WHAT YOU HAVE TO DO: Give again, verbatim, the lines between the line that contains "Emit a Python" and the line that contains "from matplotlib.ticker import MultipleLocator", counting both ends. Pictures are excluded from the copy.

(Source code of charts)

•••••

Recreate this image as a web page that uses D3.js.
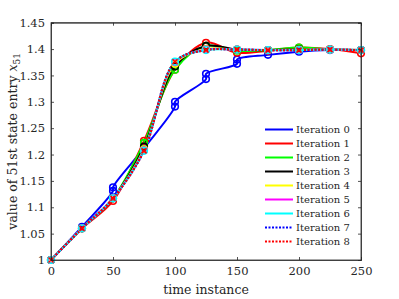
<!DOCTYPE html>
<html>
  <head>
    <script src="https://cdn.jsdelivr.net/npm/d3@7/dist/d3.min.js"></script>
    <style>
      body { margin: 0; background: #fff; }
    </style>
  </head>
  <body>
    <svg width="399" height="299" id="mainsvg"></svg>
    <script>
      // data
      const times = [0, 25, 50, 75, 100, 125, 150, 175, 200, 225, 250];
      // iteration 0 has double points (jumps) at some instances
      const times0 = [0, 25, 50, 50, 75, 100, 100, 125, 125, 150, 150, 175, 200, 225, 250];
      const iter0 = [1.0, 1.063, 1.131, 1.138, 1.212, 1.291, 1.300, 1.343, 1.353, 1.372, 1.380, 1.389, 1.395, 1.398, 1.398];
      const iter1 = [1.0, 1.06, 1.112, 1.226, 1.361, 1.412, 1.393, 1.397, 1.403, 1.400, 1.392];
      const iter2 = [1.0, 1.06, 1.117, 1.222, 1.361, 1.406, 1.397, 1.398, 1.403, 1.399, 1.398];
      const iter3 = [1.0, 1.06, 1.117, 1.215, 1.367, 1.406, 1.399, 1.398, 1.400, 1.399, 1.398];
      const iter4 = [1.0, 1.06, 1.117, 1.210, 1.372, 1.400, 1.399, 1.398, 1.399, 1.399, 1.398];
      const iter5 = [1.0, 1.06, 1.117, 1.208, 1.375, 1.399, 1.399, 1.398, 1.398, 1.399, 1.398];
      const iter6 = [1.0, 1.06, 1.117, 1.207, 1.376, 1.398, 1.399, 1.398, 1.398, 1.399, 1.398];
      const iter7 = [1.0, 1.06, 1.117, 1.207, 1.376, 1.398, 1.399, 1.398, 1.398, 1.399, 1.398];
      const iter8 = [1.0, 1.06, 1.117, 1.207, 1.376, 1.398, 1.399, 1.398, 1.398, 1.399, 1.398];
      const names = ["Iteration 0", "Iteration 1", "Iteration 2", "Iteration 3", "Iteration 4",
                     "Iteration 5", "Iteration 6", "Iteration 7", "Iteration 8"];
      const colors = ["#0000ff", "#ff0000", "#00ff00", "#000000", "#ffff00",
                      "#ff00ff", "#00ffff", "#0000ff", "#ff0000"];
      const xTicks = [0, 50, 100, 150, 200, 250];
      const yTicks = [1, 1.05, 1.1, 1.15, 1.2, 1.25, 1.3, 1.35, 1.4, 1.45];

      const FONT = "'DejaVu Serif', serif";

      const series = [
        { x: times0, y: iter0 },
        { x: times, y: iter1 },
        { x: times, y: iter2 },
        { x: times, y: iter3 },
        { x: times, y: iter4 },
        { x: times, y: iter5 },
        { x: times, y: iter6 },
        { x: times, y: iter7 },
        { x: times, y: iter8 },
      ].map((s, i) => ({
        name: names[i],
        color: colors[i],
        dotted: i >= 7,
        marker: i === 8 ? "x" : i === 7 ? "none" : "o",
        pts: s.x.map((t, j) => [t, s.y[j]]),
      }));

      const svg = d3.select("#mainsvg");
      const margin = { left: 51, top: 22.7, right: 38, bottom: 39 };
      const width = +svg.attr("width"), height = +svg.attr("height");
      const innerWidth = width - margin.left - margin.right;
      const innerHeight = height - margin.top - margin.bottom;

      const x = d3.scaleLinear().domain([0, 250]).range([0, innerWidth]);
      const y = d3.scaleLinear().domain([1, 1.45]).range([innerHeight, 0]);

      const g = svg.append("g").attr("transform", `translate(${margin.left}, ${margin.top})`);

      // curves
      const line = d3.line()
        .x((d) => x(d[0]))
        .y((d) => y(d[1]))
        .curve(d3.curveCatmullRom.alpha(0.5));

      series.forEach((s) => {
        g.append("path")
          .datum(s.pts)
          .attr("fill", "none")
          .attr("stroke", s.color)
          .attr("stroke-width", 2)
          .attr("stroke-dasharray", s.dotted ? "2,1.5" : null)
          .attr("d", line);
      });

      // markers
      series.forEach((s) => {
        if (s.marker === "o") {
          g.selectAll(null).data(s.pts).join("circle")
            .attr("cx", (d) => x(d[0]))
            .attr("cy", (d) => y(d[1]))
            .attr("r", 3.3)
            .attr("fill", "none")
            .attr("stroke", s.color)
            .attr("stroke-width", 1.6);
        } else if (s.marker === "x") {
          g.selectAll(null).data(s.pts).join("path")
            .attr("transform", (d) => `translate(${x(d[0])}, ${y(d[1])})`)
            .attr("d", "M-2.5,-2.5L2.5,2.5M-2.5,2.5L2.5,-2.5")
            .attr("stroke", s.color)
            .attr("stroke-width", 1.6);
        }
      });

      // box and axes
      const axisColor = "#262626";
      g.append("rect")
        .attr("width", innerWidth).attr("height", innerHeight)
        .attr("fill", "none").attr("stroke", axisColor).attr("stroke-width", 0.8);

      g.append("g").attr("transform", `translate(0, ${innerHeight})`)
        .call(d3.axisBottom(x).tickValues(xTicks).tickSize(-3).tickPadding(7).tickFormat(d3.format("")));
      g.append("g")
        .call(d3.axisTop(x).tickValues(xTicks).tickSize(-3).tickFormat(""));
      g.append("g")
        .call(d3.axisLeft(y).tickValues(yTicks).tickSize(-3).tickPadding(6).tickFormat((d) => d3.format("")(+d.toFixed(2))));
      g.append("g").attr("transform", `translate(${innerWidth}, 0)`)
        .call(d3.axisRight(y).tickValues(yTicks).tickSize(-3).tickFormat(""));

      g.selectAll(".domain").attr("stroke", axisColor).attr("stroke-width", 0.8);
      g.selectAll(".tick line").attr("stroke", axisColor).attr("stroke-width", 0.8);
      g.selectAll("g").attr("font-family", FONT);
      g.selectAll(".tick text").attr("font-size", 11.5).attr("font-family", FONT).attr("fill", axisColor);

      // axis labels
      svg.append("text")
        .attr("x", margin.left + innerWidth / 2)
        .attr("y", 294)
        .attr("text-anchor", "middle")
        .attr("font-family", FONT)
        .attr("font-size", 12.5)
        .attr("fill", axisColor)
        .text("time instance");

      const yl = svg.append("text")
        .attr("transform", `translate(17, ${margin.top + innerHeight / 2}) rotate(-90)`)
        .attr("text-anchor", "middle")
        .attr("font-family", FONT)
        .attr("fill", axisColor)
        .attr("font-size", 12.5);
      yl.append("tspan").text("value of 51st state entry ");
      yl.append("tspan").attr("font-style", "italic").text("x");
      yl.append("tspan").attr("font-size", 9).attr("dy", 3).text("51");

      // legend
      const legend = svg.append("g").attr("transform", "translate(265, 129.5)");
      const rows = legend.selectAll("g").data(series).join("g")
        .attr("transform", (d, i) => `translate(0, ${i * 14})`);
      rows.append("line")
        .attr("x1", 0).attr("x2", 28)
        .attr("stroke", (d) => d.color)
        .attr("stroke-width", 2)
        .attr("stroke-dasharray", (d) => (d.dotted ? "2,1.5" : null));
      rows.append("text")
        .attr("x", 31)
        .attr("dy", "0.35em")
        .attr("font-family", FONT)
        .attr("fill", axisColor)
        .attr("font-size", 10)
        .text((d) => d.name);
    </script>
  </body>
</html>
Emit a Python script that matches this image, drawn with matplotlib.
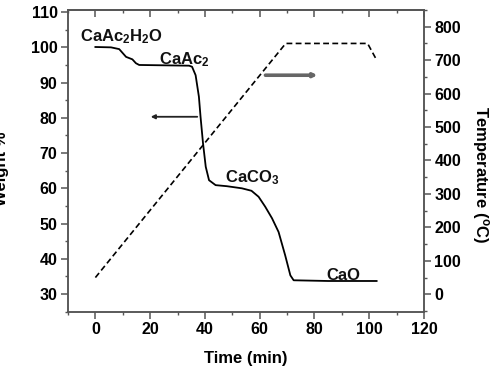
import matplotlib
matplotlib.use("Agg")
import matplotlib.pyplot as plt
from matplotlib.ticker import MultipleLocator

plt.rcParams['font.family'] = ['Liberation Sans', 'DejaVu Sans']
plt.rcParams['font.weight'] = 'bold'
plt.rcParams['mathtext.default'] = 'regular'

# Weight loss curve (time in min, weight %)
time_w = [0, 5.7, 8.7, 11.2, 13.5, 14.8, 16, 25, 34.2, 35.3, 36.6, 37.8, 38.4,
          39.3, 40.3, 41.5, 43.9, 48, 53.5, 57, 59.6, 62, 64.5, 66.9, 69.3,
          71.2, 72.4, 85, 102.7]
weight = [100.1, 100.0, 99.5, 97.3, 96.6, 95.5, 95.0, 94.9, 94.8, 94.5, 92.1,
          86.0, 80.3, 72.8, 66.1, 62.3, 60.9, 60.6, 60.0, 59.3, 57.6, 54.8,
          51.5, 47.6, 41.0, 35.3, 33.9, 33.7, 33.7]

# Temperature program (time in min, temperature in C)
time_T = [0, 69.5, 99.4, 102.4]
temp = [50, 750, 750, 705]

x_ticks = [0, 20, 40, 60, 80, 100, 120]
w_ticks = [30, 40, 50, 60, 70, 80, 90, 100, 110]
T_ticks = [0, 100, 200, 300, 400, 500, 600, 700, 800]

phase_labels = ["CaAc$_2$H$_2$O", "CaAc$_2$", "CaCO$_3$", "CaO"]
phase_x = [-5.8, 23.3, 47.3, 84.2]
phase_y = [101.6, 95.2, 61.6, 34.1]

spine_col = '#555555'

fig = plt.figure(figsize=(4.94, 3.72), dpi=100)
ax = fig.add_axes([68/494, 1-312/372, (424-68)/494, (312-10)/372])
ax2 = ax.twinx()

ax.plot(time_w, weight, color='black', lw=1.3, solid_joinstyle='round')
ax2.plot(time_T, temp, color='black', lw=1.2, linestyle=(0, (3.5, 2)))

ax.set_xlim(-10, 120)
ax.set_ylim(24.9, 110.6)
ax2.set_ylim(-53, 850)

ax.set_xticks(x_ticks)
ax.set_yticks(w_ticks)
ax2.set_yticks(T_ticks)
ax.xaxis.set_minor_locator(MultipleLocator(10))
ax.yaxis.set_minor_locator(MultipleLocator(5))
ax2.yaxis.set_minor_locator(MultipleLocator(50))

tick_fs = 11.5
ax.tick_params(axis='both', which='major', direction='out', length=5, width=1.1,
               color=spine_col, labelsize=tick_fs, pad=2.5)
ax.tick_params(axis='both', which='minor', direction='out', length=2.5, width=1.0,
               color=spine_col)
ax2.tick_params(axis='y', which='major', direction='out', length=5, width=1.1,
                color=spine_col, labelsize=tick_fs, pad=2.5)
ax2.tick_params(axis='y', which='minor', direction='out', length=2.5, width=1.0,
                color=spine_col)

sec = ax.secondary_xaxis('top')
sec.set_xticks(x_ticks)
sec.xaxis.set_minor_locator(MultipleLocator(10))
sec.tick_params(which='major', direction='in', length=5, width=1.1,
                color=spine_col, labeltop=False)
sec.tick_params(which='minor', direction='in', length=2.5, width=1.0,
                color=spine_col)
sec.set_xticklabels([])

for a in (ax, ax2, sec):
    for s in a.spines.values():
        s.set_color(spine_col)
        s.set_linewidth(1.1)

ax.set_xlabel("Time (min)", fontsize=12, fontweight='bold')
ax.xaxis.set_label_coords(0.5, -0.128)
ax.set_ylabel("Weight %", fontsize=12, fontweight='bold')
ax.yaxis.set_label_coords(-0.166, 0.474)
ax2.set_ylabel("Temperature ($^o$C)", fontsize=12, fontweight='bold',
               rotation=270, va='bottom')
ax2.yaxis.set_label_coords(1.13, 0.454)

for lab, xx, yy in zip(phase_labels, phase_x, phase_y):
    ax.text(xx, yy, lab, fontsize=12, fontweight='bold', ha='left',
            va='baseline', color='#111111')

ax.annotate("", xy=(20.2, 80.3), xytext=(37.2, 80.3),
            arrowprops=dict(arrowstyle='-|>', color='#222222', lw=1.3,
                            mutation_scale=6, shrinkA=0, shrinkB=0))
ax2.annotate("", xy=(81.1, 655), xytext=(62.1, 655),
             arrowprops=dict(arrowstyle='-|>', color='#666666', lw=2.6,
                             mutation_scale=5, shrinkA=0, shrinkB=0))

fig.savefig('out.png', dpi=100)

•••••

FINAL RESULT:
Emit a Python script that matches this image, drawn with matplotlib.
import matplotlib
matplotlib.use("Agg")
import matplotlib.pyplot as plt
from matplotlib.ticker import MultipleLocator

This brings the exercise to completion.